As I understand it, the authors are saying that because Californian rains mostly arrive from atmospheric rivers (bringing huge downpours and snowfalls), the risk is that they will be blocked (atmospheric blocking patterns) and not reach California. This is quite different from regions that get more steady rainfall, perhaps spread out over a wet season. California is dependent on episodes of intensive rainfall. They wrote:
TRMM data, being at finer spatial resolution, assess the risks of losing the most intensive 5% of storms to have been at almost 90% for the 2011 episode. ...MERRA data imply that the loss of the most intensive 5% of storms has been more likely in the current episode. The dramatic difference in the current episode is the doubled occurrence of very weak precipitation (the weakest 5%) as compared to the typical periods. In these terms, the current episode is more severe than the 1986–1994 decline of precipitation.

The Megadroughts

Anthony added a chart to the bottom of his article, writing "It is instructive to keep in mind that decades-to-century scale droughts have been part of California’s landscape".  It's true that California has had big droughts in the past. I've written about that before - which you can read here. There are numerous ironies in his recalling that chart (from a newspaper, not from a paper; about a tree-ring study; about the fact that it only goes to 2003 and doesn't include the recent drought; the fact that it's not just about California; and more.)

References and further reading

Savtchenko, A. K., G. Huffman, and B. Vollmer (2015), Assessment of precipitation anomalies in California using TRMM and MERRA data, J. Geophys. Res. Atmos., 120, 8206–8215, doi:10.1002/2015JD023573.

California 'rain debt' equal to average full year of precipitation - press release at Science Daily about the above paper.

Measuring Snow And Amusing Your Neighbors - an article by Bruce Mason on how snow depth is measured, in Teton Valley News.

From the HotWhopper archives


  1. Small fix...The newspaper article quoted is the Sacramento Bee, not the San Francisco Bee.

  2. See also this report from Cliff Mass: "California's Water Situation Improving

    it's already started raining here in the Bay Area and forecast is for a wet wet commute tomorrow morning.

  3. "10 feet of snow?"


    Could it be that Watts reads HotWhopper, and is feeling the pressure of his avoidance of the climatic changes in his corner of the world?

    1. Yes of course Watts reads HW as does every online professional denier.

  4. To be clear, Watts is apparently quoting a 10 day forecast and 10 feet of snow over that sort of period in the mountains isn't unheard of. This story was posted yesterday on Roy Spencer's blog which also has a strong tendency to highlight only those weather events that presumably run counter to the "warmist narrative".

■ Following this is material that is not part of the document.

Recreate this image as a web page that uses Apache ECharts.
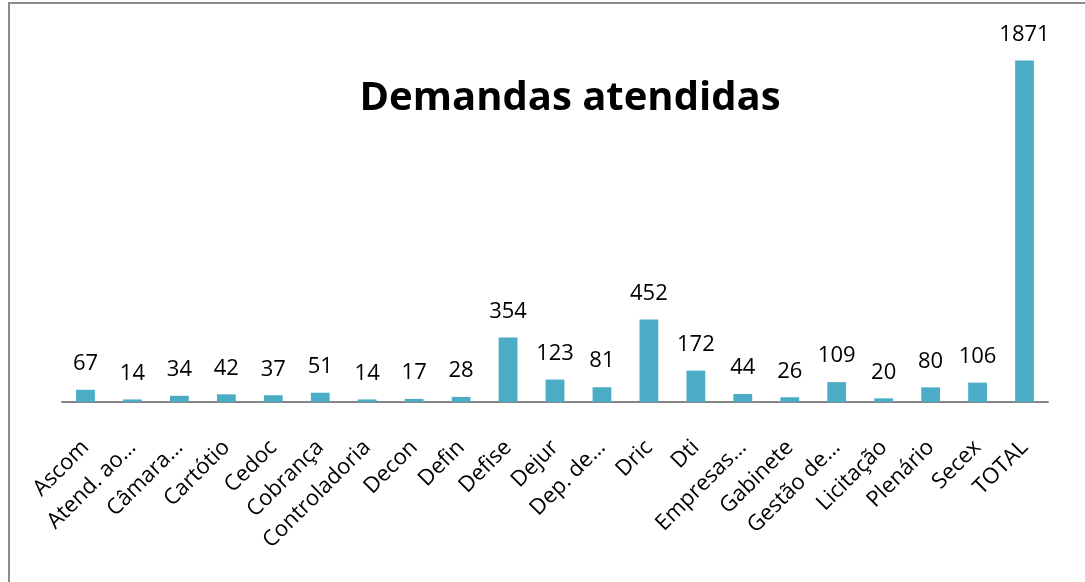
<!DOCTYPE html>
<html>
<head>
<meta charset="utf-8">
<script src="https://cdn.jsdelivr.net/npm/echarts@6/dist/echarts.min.js"></script>
<style>
  html, body { margin: 0; padding: 0; background: #fff; }
  #frame { position: absolute; left: 8px; top: 2px; width: 1100px; height: 600px;
           border-left: 2px solid #8c8c8c; border-top: 2px solid #8c8c8c; }
  #chart { position: absolute; left: 0; top: 0; width: 1085px; height: 582px; }
</style>
</head>
<body>
<div id="frame"></div>
<div id="chart"></div>
<script>
// setores e quantidade de demandas atendidas
const categories = ['Ascom', 'Atend. ao…', 'Câmara…', 'Cartótio', 'Cedoc', 'Cobrança',
  'Controladoria', 'Decon', 'Defin', 'Defise', 'Dejur', 'Dep. de…', 'Dric', 'Dti',
  'Empresas…', 'Gabinete', 'Gestão de…', 'Licitação', 'Plenário', 'Secex', 'TOTAL'];
const demandas = [67, 14, 34, 42, 37, 51, 14, 17, 28, 354, 123, 81, 452, 172, 44, 26, 109, 20, 80, 106, 1871];
const yMax = 2000;

const font = '"Open Sans", "Liberation Sans", sans-serif';
let myChart = echarts.init(document.getElementById('chart'), null, { renderer: 'canvas' });

myChart.setOption({
    animation: false,
    title: {
        text: 'Demandas atendidas',
        left: 565,
        top: 74,
        textAlign: 'center',
        textStyle: { fontFamily: font, fontWeight: 'bold', fontSize: 40, color: '#000' }
    },
    grid: { left: 62, right: 37, top: 37, bottom: 180 },
    xAxis: {
        type: 'category',
        data: categories,
        axisLine: { lineStyle: { color: '#868686', width: 2 } },
        axisTick: { show: false },
        axisLabel: {
            interval: 0,
            rotate: 45,
            margin: 42,
            fontFamily: font,
            fontSize: 22,
            color: '#000'
        }
    },
    yAxis: {
        type: 'value',
        min: 0,
        max: yMax,
        show: false,
        splitLine: { show: false }
    },
    series: [{
        type: 'bar',
        data: demandas,
        barWidth: '40%',
        itemStyle: { color: '#4BACC6' },
        label: {
            show: true,
            position: 'top',
            distance: 15,
            fontFamily: font,
            fontSize: 22,
            color: '#000'
        }
    }]
});
</script>
</body>
</html>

  5. Anthony breaks the rule about the world being full of "glass half empty" / "glass half full" people. He's more a "don't mention the glass unless we can pretend it's full" sort of guy.

  6. I noticed it was a rare mention of the drought, possibly because Watts thinks it may be ending and is therefore safe to mention.

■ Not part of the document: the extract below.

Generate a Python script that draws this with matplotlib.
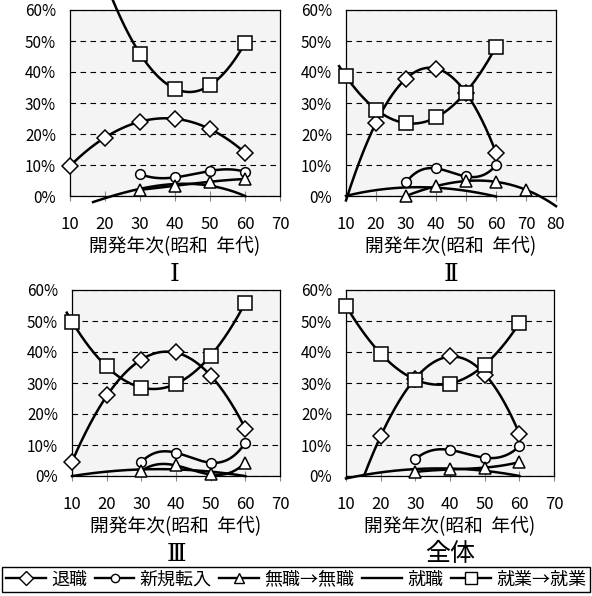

    The comments seem to be full of the predictable it's not really an exceptional drought and/or the drought has nothing to do with climate change and/or California should dam everything to hell with smelt and salmon.

  7. You can get lots and lots of snow very quickly in the Sierras. I've been up in the Tahoe region when we got about 3 feet overnight during the 97-98 El Nino.

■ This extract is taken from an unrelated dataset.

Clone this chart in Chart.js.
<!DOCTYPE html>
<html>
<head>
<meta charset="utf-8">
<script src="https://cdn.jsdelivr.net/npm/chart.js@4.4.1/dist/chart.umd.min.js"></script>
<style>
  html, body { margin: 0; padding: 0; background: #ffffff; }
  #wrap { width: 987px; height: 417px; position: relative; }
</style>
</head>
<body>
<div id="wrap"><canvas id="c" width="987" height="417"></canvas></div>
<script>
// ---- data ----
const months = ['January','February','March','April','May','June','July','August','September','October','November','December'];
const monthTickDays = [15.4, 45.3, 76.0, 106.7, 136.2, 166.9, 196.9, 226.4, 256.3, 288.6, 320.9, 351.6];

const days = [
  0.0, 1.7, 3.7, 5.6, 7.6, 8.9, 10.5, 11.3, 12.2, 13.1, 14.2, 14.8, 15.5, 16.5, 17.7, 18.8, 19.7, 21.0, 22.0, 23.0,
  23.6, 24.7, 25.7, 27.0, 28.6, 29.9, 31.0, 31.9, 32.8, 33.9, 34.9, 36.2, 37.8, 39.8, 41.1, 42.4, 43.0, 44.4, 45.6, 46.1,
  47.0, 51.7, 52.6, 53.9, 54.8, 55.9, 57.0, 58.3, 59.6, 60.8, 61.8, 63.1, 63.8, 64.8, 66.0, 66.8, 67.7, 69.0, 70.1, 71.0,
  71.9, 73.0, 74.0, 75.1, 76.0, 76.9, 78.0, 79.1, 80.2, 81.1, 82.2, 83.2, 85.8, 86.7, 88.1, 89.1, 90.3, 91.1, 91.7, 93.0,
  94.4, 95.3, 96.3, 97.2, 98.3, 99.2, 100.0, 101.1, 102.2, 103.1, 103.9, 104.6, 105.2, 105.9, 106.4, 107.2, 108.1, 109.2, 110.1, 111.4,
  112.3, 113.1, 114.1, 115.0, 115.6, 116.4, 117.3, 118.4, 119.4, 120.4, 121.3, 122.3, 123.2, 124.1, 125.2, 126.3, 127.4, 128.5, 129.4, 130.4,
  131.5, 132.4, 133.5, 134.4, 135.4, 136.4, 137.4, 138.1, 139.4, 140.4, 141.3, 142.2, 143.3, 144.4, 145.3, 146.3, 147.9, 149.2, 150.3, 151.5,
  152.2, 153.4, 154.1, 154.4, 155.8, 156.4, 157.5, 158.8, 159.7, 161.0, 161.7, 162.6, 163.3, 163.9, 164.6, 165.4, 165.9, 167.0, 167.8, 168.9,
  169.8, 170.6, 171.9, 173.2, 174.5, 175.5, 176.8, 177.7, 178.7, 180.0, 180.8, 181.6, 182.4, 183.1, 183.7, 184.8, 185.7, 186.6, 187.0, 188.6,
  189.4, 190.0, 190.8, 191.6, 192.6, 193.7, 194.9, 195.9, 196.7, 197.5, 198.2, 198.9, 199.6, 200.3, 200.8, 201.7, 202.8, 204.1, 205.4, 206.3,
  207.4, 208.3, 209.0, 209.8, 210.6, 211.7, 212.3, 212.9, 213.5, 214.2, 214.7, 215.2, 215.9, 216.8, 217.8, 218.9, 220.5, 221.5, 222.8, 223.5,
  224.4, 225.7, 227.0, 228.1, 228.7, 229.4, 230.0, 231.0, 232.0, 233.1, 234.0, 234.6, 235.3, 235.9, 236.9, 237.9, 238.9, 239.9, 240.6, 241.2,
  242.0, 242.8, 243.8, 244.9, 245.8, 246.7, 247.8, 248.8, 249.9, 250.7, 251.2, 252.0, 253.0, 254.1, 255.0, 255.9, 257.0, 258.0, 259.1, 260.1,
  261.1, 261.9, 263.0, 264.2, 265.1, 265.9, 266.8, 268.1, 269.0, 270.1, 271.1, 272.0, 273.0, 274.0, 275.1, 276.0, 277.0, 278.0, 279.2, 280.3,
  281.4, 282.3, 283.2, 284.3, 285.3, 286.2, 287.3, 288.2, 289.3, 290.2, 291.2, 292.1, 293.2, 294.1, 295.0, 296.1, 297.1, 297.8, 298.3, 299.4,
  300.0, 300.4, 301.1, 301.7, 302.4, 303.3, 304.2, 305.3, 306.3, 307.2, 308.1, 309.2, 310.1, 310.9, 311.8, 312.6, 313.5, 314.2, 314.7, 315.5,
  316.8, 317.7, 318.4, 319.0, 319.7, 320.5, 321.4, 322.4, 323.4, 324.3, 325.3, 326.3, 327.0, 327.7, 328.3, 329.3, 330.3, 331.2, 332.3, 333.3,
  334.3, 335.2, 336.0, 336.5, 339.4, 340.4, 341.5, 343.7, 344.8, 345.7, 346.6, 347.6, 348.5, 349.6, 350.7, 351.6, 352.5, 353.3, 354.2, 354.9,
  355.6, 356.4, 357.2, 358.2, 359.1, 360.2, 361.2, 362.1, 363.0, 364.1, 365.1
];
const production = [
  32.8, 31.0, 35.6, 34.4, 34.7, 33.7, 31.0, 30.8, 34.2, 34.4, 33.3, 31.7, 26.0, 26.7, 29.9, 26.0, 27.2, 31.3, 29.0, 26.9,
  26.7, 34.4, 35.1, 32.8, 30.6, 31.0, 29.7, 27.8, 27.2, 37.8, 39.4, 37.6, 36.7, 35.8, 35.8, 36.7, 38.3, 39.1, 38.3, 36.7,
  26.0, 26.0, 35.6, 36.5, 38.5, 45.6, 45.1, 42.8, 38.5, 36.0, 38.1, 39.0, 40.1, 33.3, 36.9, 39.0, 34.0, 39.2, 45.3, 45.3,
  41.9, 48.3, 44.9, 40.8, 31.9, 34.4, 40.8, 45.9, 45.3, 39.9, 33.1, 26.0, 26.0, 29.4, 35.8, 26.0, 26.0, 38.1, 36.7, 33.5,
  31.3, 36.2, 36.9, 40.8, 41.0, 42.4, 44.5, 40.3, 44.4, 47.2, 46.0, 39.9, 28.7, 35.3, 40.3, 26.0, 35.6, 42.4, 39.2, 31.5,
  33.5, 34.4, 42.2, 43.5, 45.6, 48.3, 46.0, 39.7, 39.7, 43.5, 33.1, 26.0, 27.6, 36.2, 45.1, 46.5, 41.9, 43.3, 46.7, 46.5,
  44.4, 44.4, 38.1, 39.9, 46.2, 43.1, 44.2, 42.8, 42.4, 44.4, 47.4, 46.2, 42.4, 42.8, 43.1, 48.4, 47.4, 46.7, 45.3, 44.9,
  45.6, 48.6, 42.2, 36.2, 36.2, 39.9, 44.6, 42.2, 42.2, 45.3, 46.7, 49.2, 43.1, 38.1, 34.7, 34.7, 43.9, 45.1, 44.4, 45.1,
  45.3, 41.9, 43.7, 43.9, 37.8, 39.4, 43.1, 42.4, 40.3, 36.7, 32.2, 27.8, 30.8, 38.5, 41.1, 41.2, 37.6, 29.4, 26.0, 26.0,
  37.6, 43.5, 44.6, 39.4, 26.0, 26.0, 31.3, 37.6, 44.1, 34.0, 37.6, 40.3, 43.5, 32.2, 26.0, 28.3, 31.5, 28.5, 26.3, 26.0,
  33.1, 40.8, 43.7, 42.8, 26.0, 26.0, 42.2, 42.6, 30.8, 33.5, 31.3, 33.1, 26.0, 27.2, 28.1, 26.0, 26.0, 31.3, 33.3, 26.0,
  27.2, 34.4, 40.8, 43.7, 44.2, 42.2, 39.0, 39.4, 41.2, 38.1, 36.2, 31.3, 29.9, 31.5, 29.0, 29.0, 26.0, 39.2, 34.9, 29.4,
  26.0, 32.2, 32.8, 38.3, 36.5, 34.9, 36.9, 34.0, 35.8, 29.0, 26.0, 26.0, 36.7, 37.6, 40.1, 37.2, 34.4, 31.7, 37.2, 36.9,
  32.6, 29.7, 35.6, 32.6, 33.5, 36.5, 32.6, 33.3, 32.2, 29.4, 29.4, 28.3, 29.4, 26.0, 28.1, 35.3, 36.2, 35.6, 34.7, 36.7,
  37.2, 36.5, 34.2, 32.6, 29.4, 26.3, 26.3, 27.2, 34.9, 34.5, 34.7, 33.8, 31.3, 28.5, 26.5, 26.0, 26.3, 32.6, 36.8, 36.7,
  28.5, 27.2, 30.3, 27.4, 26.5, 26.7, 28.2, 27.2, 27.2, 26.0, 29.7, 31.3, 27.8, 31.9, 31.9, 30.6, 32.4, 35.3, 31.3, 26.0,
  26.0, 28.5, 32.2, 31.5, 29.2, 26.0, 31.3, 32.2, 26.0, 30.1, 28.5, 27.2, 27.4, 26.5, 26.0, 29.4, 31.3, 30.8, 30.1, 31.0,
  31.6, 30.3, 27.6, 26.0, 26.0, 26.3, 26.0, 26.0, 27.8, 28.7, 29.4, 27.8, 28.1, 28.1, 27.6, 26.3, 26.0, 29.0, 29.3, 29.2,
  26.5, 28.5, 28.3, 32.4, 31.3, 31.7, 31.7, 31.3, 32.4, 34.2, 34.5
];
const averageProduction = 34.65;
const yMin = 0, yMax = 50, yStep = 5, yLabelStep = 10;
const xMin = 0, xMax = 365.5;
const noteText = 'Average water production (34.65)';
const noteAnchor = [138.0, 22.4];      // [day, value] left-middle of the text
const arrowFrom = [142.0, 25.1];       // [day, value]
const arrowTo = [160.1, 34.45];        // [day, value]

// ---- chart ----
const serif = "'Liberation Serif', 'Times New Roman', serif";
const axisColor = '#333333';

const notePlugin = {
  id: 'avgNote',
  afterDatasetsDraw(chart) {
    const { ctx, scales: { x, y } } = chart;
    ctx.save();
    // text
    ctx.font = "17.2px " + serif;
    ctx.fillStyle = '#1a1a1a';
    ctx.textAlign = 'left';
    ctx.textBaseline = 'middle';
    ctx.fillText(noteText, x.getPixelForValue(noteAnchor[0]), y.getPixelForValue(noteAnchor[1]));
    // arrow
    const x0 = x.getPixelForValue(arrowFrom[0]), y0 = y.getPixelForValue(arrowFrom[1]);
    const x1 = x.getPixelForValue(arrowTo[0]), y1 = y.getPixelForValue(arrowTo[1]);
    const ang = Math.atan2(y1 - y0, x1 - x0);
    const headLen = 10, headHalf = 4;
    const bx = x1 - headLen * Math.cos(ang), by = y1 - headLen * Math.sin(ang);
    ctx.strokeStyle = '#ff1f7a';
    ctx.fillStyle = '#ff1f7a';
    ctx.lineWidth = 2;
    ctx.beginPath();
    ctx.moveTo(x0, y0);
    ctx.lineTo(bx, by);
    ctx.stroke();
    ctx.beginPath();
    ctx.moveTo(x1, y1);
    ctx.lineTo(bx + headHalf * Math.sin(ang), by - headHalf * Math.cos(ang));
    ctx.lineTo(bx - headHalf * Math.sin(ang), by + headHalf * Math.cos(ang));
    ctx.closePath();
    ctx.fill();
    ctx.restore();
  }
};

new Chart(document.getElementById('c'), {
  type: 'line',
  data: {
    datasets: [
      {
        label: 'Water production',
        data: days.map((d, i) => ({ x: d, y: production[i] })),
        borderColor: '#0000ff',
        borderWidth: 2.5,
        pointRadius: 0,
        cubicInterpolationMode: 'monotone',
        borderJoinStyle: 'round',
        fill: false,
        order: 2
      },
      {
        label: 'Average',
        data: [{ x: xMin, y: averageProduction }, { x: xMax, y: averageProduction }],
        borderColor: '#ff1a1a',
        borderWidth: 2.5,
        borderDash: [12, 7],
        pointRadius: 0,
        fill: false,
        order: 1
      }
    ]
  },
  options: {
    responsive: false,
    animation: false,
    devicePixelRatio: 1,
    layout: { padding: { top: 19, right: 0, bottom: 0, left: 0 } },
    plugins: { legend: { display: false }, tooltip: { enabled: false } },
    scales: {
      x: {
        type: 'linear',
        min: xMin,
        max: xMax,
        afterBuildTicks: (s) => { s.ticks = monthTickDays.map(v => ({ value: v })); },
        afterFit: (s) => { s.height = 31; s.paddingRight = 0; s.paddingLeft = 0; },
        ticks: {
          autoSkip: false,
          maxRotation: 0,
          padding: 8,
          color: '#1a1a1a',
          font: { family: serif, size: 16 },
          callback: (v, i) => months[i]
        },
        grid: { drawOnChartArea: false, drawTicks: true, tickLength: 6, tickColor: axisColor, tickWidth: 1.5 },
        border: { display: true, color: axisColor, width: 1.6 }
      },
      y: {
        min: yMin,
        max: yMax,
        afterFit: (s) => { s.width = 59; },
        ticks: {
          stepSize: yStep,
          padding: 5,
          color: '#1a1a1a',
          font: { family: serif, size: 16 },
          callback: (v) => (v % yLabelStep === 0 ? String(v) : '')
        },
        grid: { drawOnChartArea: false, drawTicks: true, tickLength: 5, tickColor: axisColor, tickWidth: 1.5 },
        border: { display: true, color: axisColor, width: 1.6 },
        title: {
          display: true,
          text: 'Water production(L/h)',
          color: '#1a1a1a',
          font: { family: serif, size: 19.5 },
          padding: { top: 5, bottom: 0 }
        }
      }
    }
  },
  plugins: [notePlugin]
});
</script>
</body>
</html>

    FWIW, I was listening to KQED (a San Francisco radio station) this morning and they were mumbling something about up to 15 inches of rain in the Bay Area over the next couple of weeks, so 10 feet of snow up high would not surprise me. In March of '98 at the mid mountain snow stake at Alpine Meadows there were 240" of snow on the ground. Yep, 20 FEET! Skiing was good until the 4th of July that year!

  8. google 'california snow water content graph' to get the stats on water content in the mountain snow.

    Should take a big jump this week.

  9. And a small correction, Mountain High is near Big Bear in the San Bernardino Mountains, not in the Sierras.

    1. Thanks, Rattus. I was going by the listing of
      Sierra Nevada ski resorts. There might be other resorts listed there that are actually elsewhere - I wouldn't know.

  10. It does get snowy, especially in El Nino years:

    "Sierra Nevada" is Spanish for "Snowy Range" and the Sierra Nevada lives up to it's name, recording some of the heaviest snow falls in the world. Some interesting records include:

    1 day snowfall: 67 inches (5.6 ft.) at Echo Summit, Jan 4, 1982 (2nd in US)
    Single storm snowfall: 186.6 inches (15.6 ft.) at Donner Summit, 1982 (2nd in US)
    1 month snowfall: 390 inches (32.5 ft.) at Tamarack, Jan. 1991 (US record)
    Total winter snowfall: 884 inches (73.7 ft.) Tamarack, 1906-07
    Greatest snow depth: 451 inches (37.6 ft.) at Tamarack, Mar. 11, 1911 (US record)
    Highest average March snow depth: 108 inches (9 ft.) at Echo Summit

  11. This comment has been removed by the author.

  12. Where's the explanation for the weather modification / geo-engineering? Did the weather gods finally decide on some mercy for California? Have the withheld their evil machinations for a while? Why would they do that, since there is a 'global conspiracy' amongst government and scientist to 'manipulate the weather' and bring about a massive drought and kill millions of people.

    I don't get it...

  13. Most large California reservoirs are quite a bit below the level from the same period last year with around anywhere from 20 to 80% of average storage for this time of year.

    The rainfall has been really scattered as well, with a low of 9% of normal (1 Oct - 4 Jan) in Palm Springs to a high of 139% in Fresno. These rains may bring up the averages in southern California, but they have a long way to go to bust the drought.

  14. Hey, be fair to Tony. 2 feet falls in the 'up to 10 feet' range. So does 2 inches. If he'd just said 'up to 10 feet or more', he'd be totally immune to disproof. Might need to go to one more significant figure, though.

  15. Seems to me, going by the ski resort reports, Anthony got it wrong (again). See the conclusion above.